BOSTON — Gov. Deval Patrick predicted movement in the Legislature next session on stalled gun control legislation, drawing a distinction between weapons used for sport and hunting and those designed first and foremost for military use.
During his monthly “Ask the Governor” radio appearance, Patrick yesterday also did not take a position on Treasurer Steven Grossman’s review of whether the state should divest its pension fund assets from gun manufacturing corporations, and defended state tax breaks given to Smith & Wesson. The Springfield gun manufacturer is receiving $6 million in tax breaks running from 2010 through 2017 to bring 225 jobs to its headquarters in western Massachusetts.
“I don’t think what they manufacture is sinful.

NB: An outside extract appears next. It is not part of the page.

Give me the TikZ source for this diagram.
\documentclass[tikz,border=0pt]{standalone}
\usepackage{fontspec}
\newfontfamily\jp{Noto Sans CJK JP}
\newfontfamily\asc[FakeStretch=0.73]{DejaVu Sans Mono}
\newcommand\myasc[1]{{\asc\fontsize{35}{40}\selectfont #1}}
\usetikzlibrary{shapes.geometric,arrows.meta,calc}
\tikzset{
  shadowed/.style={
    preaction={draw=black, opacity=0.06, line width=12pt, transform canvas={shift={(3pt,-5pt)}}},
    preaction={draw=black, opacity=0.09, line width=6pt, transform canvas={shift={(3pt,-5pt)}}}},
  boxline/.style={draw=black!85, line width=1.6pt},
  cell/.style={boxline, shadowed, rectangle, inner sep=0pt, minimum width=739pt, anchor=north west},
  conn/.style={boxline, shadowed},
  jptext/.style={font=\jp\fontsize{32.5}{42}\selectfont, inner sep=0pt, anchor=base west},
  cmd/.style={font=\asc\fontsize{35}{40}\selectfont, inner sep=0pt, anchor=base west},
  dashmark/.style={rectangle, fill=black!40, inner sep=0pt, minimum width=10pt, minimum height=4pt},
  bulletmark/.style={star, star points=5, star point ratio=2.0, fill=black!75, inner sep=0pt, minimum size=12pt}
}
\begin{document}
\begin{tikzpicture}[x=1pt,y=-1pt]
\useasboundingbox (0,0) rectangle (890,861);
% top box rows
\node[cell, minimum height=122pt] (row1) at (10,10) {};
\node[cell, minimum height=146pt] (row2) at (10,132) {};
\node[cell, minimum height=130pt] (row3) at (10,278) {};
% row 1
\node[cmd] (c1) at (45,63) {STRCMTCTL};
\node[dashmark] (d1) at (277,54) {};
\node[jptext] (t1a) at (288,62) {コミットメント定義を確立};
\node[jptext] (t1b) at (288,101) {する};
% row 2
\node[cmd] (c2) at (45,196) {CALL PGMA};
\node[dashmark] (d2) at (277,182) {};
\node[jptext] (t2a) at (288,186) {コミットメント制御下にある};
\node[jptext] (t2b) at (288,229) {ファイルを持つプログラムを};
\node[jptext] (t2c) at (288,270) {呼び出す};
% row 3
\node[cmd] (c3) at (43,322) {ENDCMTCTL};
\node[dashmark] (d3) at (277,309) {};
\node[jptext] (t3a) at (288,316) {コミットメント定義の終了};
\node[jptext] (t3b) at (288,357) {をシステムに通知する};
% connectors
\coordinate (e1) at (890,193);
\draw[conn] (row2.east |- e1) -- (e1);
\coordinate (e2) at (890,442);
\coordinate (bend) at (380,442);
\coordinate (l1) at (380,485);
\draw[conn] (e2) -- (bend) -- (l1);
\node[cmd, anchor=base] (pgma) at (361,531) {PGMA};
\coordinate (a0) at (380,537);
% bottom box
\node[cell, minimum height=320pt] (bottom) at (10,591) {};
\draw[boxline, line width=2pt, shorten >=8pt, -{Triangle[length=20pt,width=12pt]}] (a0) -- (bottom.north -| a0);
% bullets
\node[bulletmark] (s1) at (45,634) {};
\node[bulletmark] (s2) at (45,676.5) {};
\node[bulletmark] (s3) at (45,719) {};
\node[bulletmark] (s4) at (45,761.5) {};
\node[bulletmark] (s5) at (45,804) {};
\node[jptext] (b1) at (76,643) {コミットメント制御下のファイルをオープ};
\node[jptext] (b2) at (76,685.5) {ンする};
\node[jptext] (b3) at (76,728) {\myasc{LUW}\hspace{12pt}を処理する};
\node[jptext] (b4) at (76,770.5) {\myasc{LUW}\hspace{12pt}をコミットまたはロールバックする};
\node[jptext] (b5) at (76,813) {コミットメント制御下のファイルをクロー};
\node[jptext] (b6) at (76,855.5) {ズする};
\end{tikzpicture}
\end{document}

I think it’s about regulating it, again, in the interest of public safety,” Patrick during his morning appearance on WTKK-FM.
Asked about pulling state pension fund investments out of companies that manufacture weapons, the governor said he hadn’t thought about the issue before reading it in the newspaper Wednesday. Though he said he understands why Massachusetts has pulled its investments in companies that do business with Iran, for instance, he said he wasn’t sure such a reaction was necessary in the wake of the Sandy Hook Elementary School shooting in Connecticut.

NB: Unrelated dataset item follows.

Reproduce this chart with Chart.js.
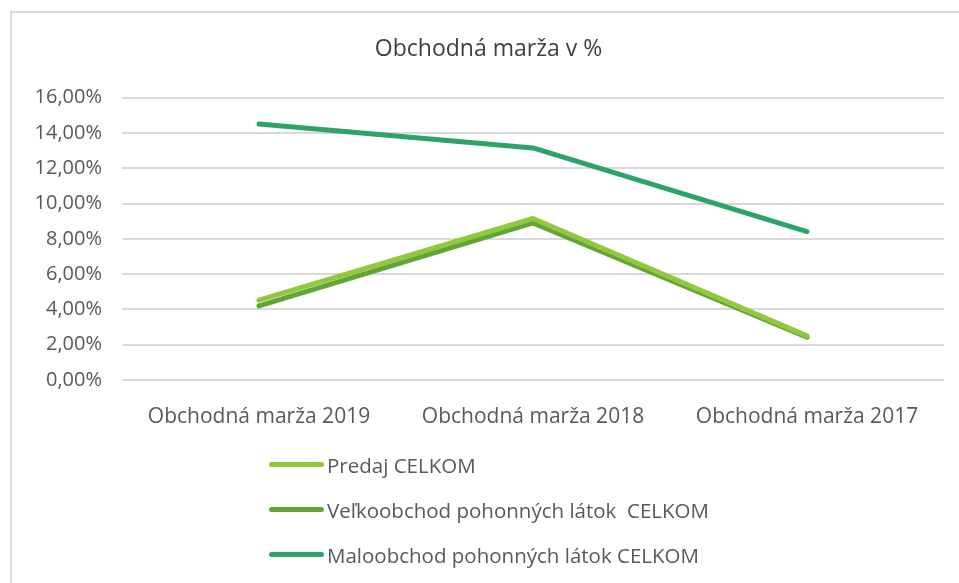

“It’s not like everything that a gun manufacturer makes is evil,” Patrick said.
It has been almost a week since 20-year-old Adam Lanza walked into the school carrying a Bushmaster AR-15 semi-automatic rifle that he used to kill 20 children and six educators after first shooting his mother in their home.

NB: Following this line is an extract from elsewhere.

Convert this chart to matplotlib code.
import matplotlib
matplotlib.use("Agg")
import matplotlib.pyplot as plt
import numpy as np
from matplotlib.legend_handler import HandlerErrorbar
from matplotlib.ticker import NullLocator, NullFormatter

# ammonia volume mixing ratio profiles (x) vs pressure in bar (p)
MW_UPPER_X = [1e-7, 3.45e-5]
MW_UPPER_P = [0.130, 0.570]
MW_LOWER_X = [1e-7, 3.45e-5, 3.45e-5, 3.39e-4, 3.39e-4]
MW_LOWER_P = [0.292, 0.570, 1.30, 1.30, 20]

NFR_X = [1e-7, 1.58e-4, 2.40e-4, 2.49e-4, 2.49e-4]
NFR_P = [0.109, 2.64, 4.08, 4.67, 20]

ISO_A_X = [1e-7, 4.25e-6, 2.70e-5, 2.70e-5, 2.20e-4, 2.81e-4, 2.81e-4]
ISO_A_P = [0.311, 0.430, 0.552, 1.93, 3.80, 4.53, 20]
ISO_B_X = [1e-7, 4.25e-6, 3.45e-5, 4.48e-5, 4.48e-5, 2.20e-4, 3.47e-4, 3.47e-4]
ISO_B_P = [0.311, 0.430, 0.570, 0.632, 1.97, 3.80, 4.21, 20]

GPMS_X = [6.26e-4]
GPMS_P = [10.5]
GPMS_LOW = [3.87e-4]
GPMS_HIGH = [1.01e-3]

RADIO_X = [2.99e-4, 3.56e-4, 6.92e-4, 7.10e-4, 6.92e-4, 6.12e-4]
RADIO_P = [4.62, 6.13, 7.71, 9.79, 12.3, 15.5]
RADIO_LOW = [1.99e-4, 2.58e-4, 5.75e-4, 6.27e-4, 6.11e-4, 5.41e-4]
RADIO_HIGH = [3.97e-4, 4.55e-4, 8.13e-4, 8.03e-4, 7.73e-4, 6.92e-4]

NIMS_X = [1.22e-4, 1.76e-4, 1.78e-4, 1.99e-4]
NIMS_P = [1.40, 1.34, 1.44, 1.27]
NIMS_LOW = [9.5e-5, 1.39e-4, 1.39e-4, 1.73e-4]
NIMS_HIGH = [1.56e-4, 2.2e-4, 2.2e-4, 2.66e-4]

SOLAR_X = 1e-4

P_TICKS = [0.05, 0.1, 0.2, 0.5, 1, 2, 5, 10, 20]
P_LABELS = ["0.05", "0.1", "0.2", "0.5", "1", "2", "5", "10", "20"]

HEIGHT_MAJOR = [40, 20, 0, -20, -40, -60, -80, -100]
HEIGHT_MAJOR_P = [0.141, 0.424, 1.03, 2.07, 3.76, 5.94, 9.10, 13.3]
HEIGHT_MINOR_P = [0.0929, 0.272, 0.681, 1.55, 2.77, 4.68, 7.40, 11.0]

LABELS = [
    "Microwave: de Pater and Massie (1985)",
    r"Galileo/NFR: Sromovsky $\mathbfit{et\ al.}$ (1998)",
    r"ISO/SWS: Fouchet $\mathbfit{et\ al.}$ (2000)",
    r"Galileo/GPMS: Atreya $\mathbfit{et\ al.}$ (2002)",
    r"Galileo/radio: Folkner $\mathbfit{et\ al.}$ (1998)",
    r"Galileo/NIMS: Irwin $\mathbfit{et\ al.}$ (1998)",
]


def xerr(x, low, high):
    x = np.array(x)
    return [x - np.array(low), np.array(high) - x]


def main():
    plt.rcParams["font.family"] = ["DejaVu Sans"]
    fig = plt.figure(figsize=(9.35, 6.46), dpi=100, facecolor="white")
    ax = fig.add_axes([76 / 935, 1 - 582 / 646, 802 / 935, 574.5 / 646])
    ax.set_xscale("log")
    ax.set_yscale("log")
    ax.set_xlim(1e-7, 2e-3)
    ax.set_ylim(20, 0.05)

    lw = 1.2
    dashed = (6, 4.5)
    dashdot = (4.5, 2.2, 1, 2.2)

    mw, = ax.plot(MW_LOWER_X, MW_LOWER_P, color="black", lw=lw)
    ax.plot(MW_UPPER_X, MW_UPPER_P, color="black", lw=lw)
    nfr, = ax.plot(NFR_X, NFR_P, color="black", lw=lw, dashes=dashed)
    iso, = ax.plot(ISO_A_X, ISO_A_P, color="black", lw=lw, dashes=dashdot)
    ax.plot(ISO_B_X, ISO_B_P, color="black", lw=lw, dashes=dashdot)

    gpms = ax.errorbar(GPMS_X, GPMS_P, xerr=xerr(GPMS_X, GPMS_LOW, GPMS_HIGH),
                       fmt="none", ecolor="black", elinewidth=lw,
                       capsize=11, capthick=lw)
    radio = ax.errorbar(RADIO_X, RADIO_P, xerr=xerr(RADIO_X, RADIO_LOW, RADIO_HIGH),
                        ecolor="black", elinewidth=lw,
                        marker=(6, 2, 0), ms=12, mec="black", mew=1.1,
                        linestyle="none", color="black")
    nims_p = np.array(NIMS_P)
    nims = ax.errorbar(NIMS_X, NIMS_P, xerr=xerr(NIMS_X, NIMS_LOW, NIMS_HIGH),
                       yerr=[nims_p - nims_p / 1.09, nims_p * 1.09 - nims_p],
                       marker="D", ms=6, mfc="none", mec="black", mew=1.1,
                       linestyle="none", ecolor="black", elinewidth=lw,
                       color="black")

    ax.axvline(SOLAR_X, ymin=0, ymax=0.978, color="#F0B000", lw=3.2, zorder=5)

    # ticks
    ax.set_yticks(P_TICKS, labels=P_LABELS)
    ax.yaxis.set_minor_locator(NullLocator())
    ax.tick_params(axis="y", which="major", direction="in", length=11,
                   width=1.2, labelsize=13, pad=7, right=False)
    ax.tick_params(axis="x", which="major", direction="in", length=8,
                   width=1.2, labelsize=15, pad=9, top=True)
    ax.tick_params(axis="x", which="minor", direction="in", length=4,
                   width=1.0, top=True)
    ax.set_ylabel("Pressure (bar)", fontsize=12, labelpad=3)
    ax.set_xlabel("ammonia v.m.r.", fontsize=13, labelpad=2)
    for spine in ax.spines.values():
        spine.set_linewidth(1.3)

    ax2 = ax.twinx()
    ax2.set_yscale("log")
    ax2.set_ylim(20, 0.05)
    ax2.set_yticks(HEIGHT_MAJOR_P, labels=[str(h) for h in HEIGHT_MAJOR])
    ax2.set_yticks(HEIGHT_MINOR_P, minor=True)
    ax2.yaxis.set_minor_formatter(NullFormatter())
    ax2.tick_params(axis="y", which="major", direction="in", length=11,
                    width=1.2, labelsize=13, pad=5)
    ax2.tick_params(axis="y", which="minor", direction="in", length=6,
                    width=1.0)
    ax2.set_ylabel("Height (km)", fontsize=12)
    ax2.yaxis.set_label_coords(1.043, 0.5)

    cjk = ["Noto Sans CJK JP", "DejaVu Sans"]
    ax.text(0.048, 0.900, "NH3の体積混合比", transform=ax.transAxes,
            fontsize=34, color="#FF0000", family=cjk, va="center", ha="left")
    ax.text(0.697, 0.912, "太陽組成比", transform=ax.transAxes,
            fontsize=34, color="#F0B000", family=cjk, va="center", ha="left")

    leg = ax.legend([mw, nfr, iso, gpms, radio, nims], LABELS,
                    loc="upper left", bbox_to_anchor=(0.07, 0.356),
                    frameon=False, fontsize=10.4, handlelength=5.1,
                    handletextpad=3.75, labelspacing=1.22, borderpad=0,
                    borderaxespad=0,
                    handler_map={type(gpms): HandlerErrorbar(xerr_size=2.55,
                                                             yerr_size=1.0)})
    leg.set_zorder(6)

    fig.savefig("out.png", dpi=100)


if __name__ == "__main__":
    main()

Patrick will participate in a ceremony today at the Garden of Peace on Beacon Hill to observe a moment of silence for the victims of the Newtown shootings.
Patrick said that the gun used by Lanza in the Newtown massacre would be illegal in Massachusetts “with that clip” under the state’s assault weapons ban, but the governor said the state and the federal government should revisit the definitions of assault weapons included in any ban, as well as the types of high-capacity magazines that are permitted for private use. President Obama has called for a federal assault weapons ban that lapsed in 2004 to be renewed.
“We have an assault weapons ban in Massachusetts and that’s a good thing, but you can still buy guns in bulk,” said Patrick, whose 2010 bill limiting gun purchases to one per month failed to win support.
He continued, “The definition really needs to reach all of these military style weapons that are not about sport or hunting but are really about mass killing and destruction. Part of that needs to get to the magazines as well.”